A lot of America’s problems can be traced directly to big problems in the markets of its biggest foreign customers, like Brazil, Russia, India, and China, he says.
“With the collapse of Chinese growth — they have simply ceased to be importers since the summer — the inflation in India, the war in Russia, and a U.S.-led slowdown in Brazil (although that remains a robust market), BRIC is more like having a brick around your neck than a wind at your back,” Cramer says.
High oil and collapsing financial systems have put the Dow component stocks in a sticky position: No one is buying at home, and no one abroad is buying much either.
“Finally, in a recession like we are having, one can only guess how badly the consumer will be scalded,” Cramer warns. He then lists each of the Dow Stocks and sets price targets for each.

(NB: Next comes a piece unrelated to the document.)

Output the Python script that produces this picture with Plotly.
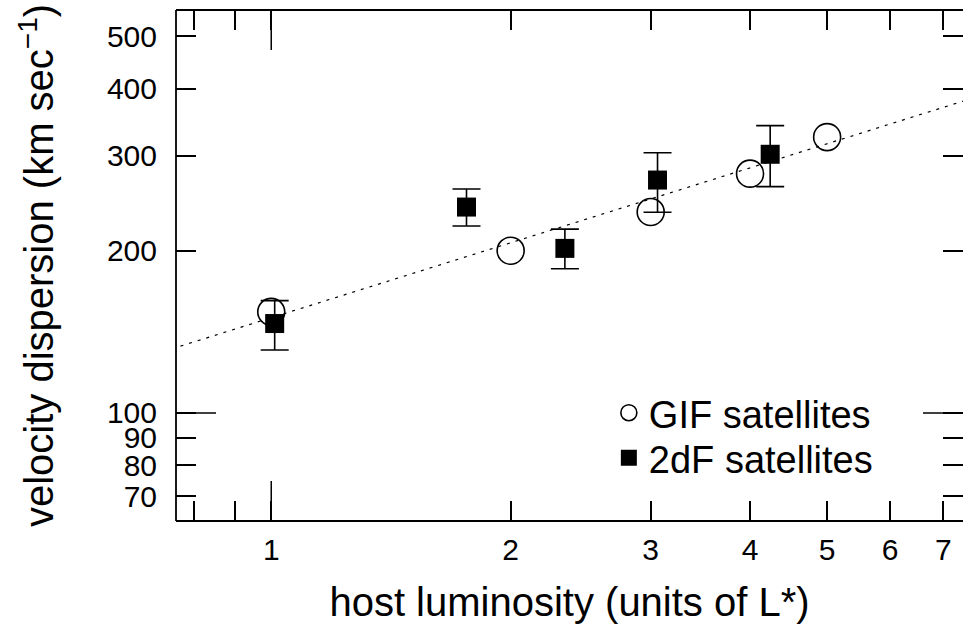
import plotly.graph_objects as go
import numpy as np

# GIF satellites (open circles)
gif_L = [1.0, 2.0, 3.0, 4.0, 5.0]
gif_sigma = [154, 200, 236, 278, 325]

# 2dF satellites (filled squares) with error bars
tdf_L = [1.01, 1.76, 2.34, 3.06, 4.24]
tdf_sigma = [146.5, 241, 202, 270.5, 302]
tdf_err_hi = [161.6, 260.4, 219.3, 304, 341.3]
tdf_err_lo = [130.8, 222.3, 185.2, 235.8, 263]

# dotted fit line end points
fit_L = [0.75, 7.5]
fit_sigma = [131.5, 381]

x_tickvals = [0.8, 0.9, 1, 2, 3, 4, 5, 6, 7]
x_ticktext = ["", "", "1", "2", "3", "4", "5", "6", "7"]
y_tickvals = [70, 80, 90, 100, 200, 300, 400, 500]
y_ticktext = ["70", "80", "90", "100", "200", "300", "400", "500"]

x_range = [0.759, 7.41]
y_range = [63.0, 559.5]

FONT = "Liberation Sans, Arial, Helvetica, sans-serif"

fig = go.Figure()

fig.add_trace(go.Scatter(
    x=fit_L, y=fit_sigma, mode="lines",
    line=dict(color="black", width=1.2, dash="3px,6px"),
    showlegend=False, hoverinfo="skip"))

fig.add_trace(go.Scatter(
    x=gif_L, y=gif_sigma, mode="markers", name="GIF satellites",
    legend="legend",
    marker=dict(symbol="circle-open", size=27, color="black",
                line=dict(width=1.6, color="black"))))

err_plus = [h - s for h, s in zip(tdf_err_hi, tdf_sigma)]
err_minus = [s - l for s, l in zip(tdf_sigma, tdf_err_lo)]
fig.add_trace(go.Scatter(
    x=tdf_L, y=tdf_sigma, mode="markers", name="2dF satellites",
    legend="legend2",
    marker=dict(symbol="square", size=19, color="black"),
    error_y=dict(type="data", symmetric=False, array=err_plus,
                 arrayminus=err_minus, color="black", thickness=1.6, width=14)))

W, H = 963, 641
ml, mr, mt, mb = 176, 0, 10, 120
pw, ph = W - ml - mr, H - mt - mb

axis_common = dict(
    type="log", showgrid=False, zeroline=False, showline=False,
    ticks="inside", ticklen=20, tickwidth=1.5, tickcolor="black",
    mirror="ticks", tickfont=dict(family=FONT, size=30, color="black"),
)

fig.update_xaxes(
    **axis_common,
    range=[np.log10(x_range[0]), np.log10(x_range[1])],
    tickmode="array", tickvals=x_tickvals, ticktext=x_ticktext,
    ticklabelstandoff=8,
    title=dict(text="host luminosity (units of L*)",
               font=dict(family=FONT, size=40, color="black"), standoff=22),
)
fig.update_yaxes(
    **axis_common,
    range=[np.log10(y_range[0]), np.log10(y_range[1])],
    tickmode="array", tickvals=y_tickvals, ticktext=y_ticktext,
    ticklabelstandoff=18,
    title=dict(text="velocity dispersion (km sec<sup>−1</sup>)",
               font=dict(family=FONT, size=40, color="black"), standoff=40),
)

shapes = []
# box border (left, top, bottom); right edge lies outside the window
for x0, y0, x1, y1 in [(0, 0, 0, 1), (0, 1, 1.02, 1), (0, 0, 1.02, 0)]:
    shapes.append(dict(type="line", xref="paper", yref="paper",
                       x0=x0, y0=y0, x1=x1, y1=y1,
                       line=dict(color="black", width=1.8)))
# longer ticks at L=1 and sigma=100
lt_y = 40 / ph
lt_x = 40 / pw
shapes.append(dict(type="line", xref="x", yref="paper", x0=1, x1=1, y0=0, y1=lt_y,
                   line=dict(color="black", width=1.5)))
shapes.append(dict(type="line", xref="x", yref="paper", x0=1, x1=1, y0=1 - lt_y, y1=1,
                   line=dict(color="black", width=1.5)))
shapes.append(dict(type="line", xref="paper", yref="y", x0=0, x1=lt_x, y0=100, y1=100,
                   line=dict(color="black", width=1.5)))
shapes.append(dict(type="line", xref="paper", yref="y", x0=1 - lt_x, x1=1, y0=100, y1=100,
                   line=dict(color="black", width=1.5)))

legend_common = dict(xanchor="left", yanchor="middle",
                     bgcolor="rgba(0,0,0,0)", borderwidth=0,
                     font=dict(family=FONT, size=38, color="black"),
                     itemsizing="trace")

fig.update_layout(
    width=W, height=H,
    margin=dict(l=ml, r=mr, t=mt, b=mb),
    paper_bgcolor="white", plot_bgcolor="white",
    font=dict(family=FONT, color="black"),
    shapes=shapes,
    legend=dict(x=0.55, y=(521 - 413) / ph, **legend_common),
    legend2=dict(x=0.55, y=(521 - 458) / ph, **legend_common),
)

fig.write_html("out.html")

“When you add these worst-case prices together you get Dow Jones 8,378, which, reluctantly, I admit is where we are going if everything fails with the plan, and the economies here and worldwide are left to their own devices,” Cramer says.
Meanwhile, followers of the Dow Theory, the brainchild of the index’s creator, Charles Dow, point to a similar outcome, if through different reasoning.
According to the theory, transportation stocks signal what the broader Dow manufacturing stocks will do next. If shipping slips, manufacturing is next.
And shipping stocks have slipped, reports Bloomberg News, hitting their lowest mark since March 17 on Monday, the day of the 777-point drop.
“When the Dow transports are making new lows, that generally signals more trouble for the markets,'' Frederic Dickson, chief market strategist at D.A. Davidson & Co., told Bloomberg.
“The transports are really a signal of what Wall Street thinks of overall economic prospects.”